二松学舎大付の1年生4番が大会3発目 帝京に快勝し選抜大会へ前進
(12日、秋季東京都高校野球大会準決勝、二松学舎大付8―3帝京)
四回2死、二松学舎大付の片井海斗は、タイミングを外そうと相手投手が投げてきたカーブを、しっかり引きつけてとらえた。
「変化球が多い投手と分かっていたんで。浮いた球を一発でとらえることができた。真芯を食っていたので、(打球が)飛んでくれた」
1年生4番はにっこり笑った。
一、二回に4点を先行したが、三回に帝京に1点を返された。
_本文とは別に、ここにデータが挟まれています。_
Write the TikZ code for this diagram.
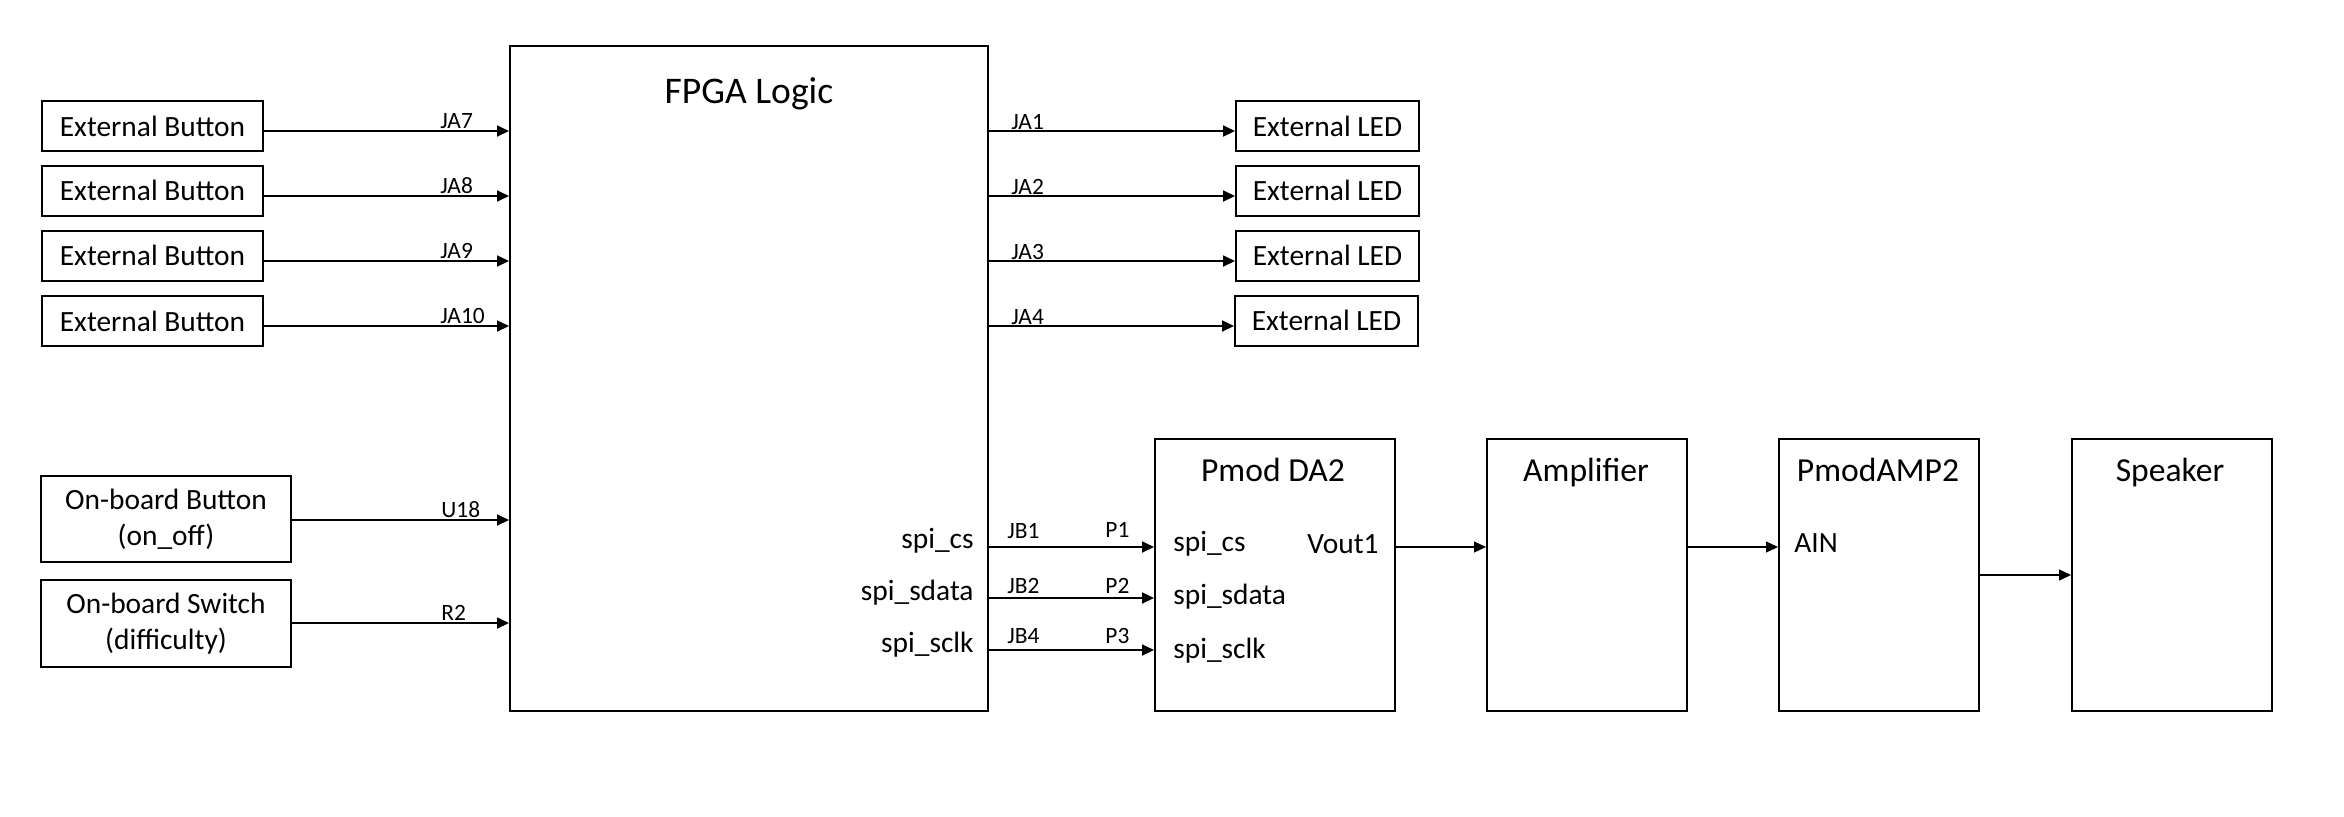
\documentclass[tikz,border=0pt]{standalone}
\usepackage{fontspec}
\setmainfont{Carlito}
\usetikzlibrary{arrows.meta,calc}
\newlength\pxu \setlength\pxu{0.5pt}
\begin{document}
\begin{tikzpicture}[x=0.5pt,y=-0.5pt,
  box/.style={draw,line width=1pt,inner sep=0pt,align=center,font=\fontsize{14.7}{18}\selectfont},
  sig/.style={line width=0.9pt,-{Triangle[length=6pt,width=5.5pt]}},
  thinsig/.style={line width=0.55pt,-{Triangle[length=6pt,width=5.5pt]}},
  lab/.style={font=\fontsize{11.7}{13}\selectfont,inner sep=0pt,anchor=base west},
  txt/.style={font=\fontsize{14.7}{17}\selectfont,inner sep=0pt},
  ttl/.style={font=\fontsize{16.8}{20}\selectfont,inner sep=0pt,anchor=base}]
\useasboundingbox[fill=white] (0,0) rectangle (2344,816);

% left input boxes
\node[box,minimum width=221\pxu,minimum height=50\pxu] (b1) at (152.5,126) {External Button};
\node[box,minimum width=221\pxu,minimum height=50\pxu] (b2) at (152.5,190.5) {External Button};
\node[box,minimum width=221\pxu,minimum height=50\pxu] (b3) at (152.5,255.5) {External Button};
\node[box,minimum width=221\pxu,minimum height=50\pxu] (b4) at (152.5,321) {External Button};
\node[box,minimum width=250\pxu,minimum height=86\pxu] (ob) at (166,519) {On-board Button\\(on\_off)};
\node[box,minimum width=250\pxu,minimum height=87\pxu] (os) at (166,623.5) {On-board Switch\\(difficulty)};

% FPGA
\node[box,minimum width=478\pxu,minimum height=665\pxu] (fpga) at (749,378.5) {};
\node[txt,font=\fontsize{18.8}{22}\selectfont,anchor=base] (fpgat) at (749,103) {FPGA Logic};
\node[txt,anchor=base east] (fcs) at (974,548) {spi\_cs};
\node[txt,anchor=base east] (fsd) at (974,600) {spi\_sdata};
\node[txt,anchor=base east] (fsc) at (974,652) {spi\_sclk};

% LEDs
\node[box,minimum width=183\pxu,minimum height=50\pxu] (l1) at (1327.5,126) {External LED};
\node[box,minimum width=183\pxu,minimum height=50\pxu] (l2) at (1327.5,190.5) {External LED};
\node[box,minimum width=183\pxu,minimum height=50\pxu] (l3) at (1327.5,255.5) {External LED};
\node[box,minimum width=183\pxu,minimum height=50\pxu] (l4) at (1326.5,320.5) {External LED};

% chain boxes
\node[box,minimum width=240\pxu,minimum height=272\pxu] (da2) at (1275,575) {};
\node[box,minimum width=200\pxu,minimum height=272\pxu] (amp) at (1587,575) {};
\node[box,minimum width=200\pxu,minimum height=272\pxu] (amp2) at (1879,575) {};
\node[box,minimum width=200\pxu,minimum height=272\pxu] (spk) at (2172,575) {};
\node[ttl] (da2t) at (1273,481) {Pmod DA2};
\node[ttl] (ampt) at (1586,481) {Amplifier};
\node[ttl] (amp2t) at (1878,481) {PmodAMP2};
\node[ttl] (spkt) at (2170,481) {Speaker};
\node[txt,anchor=base west] (dcs) at (1173,551) {spi\_cs};
\node[txt,anchor=base west] (dsd) at (1173,604) {spi\_sdata};
\node[txt,anchor=base west] (dsc) at (1173,658) {spi\_sclk};
\node[txt,anchor=base east] (vout) at (1379,553) {Vout1};
\node[txt,anchor=base west] (ain) at (1794,552) {AIN};

% row coordinates
\coordinate (r1) at (0,131);
\coordinate (r2) at (0,196);
\coordinate (r3) at (0,261);
\coordinate (r4) at (0,326);
\coordinate (ru) at (0,520);
\coordinate (rr) at (0,623);
\coordinate (s1) at (0,547);
\coordinate (s2) at (0,598);
\coordinate (s3) at (0,650);
\coordinate (sp) at (0,575);

% input arrows
\draw[sig] (b1.east |- r1) -- (fpga.west |- r1);
\draw[sig] (b2.east |- r2) -- (fpga.west |- r2);
\draw[sig] (b3.east |- r3) -- (fpga.west |- r3);
\draw[sig] (b4.east |- r4) -- (fpga.west |- r4);
\draw[sig] (ob.east |- ru) -- (fpga.west |- ru);
\draw[sig] (os.east |- rr) -- (fpga.west |- rr);
\node[lab] (ja7) at (440,128) {JA7};
\node[lab] (ja8) at (440,193) {JA8};
\node[lab] (ja9) at (440,258) {JA9};
\node[lab] (ja10) at (440,323) {JA10};
\node[lab] (u18) at (441,517) {U18};
\node[lab] (r2l) at (441,620) {R2};

% output arrows
\draw[sig] (fpga.east |- r1) -- (l1.west |- r1);
\draw[sig] (fpga.east |- r2) -- (l2.west |- r2);
\draw[sig] (fpga.east |- r3) -- (l3.west |- r3);
\draw[sig] (fpga.east |- r4) -- (l4.west |- r4);
\node[lab] (ja1) at (1011,129) {JA1};
\node[lab] (ja2) at (1011,194) {JA2};
\node[lab] (ja3) at (1011,259) {JA3};
\node[lab] (ja4) at (1011,324) {JA4};

% SPI arrows
\draw[sig] (fpga.east |- s1) -- (da2.west |- s1);
\draw[sig] (fpga.east |- s2) -- (da2.west |- s2);
\draw[sig] (fpga.east |- s3) -- (da2.west |- s3);
\node[lab] (jb1) at (1007,538) {JB1};
\node[lab] (jb2) at (1007,593) {JB2};
\node[lab] (jb4) at (1007,643) {JB4};
\node[lab] (p1) at (1105,537) {P1};
\node[lab] (p2) at (1105,593) {P2};
\node[lab] (p3) at (1105,643) {P3};

% audio chain
\draw[thinsig] (da2.east |- s1) -- (amp.west |- s1);
\draw[thinsig] (amp.east |- s1) -- (amp2.west |- s1);
\draw[thinsig] (amp2.east |- sp) -- (spk.west |- sp);
\end{tikzpicture}
\end{document}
四回、簡単に2死を奪われた後の打席だった。
「三者凡退で終わりたくない。一発を狙ったわけではなく、塁に出ようという気持ちだった」
今夏の第104回全国選手権大会でも4番を打った。
「すごい場所だった。スタンドが大きくて、グラウンドに入ると押されるような感じ」
1回戦は緊張もあって無安打だったが、2回戦は本塁打と二塁打を放って2打点。大阪桐蔭に敗れた3回戦でも1安打を放った。
「すごい楽しかった。もう一度、甲子園で試合がしたい。そう思える場所だった」
来春の第95回選抜大会につながる秋季都大会。準々決勝まで2本塁打を放って、チームを引っ張ってきた。
「甲子園を経験し、余裕が出てきた」
右打席での落ち着きが、元来の打力をいっそう引き出している。
「レフトばかりでなく、広い範囲に打とうとしている。だから緩いカーブもうまくとらえられているんだと思う」
市原勝人監督は、そう目を細める。
片井本人は「強く振る」ことを意識しているという。
その一方で「常にセンター返しを心がけている。そうすると、手首が勝手にやわらかくなるんです」と自己分析する。
八回は無死二塁から中堅左へダメ押しの二塁打を放ち、この試合の3打点目を挙げた。
身長175センチ、体重90キロ。この日の一発で高校通算本塁打は16本(うち公式戦5本)になった。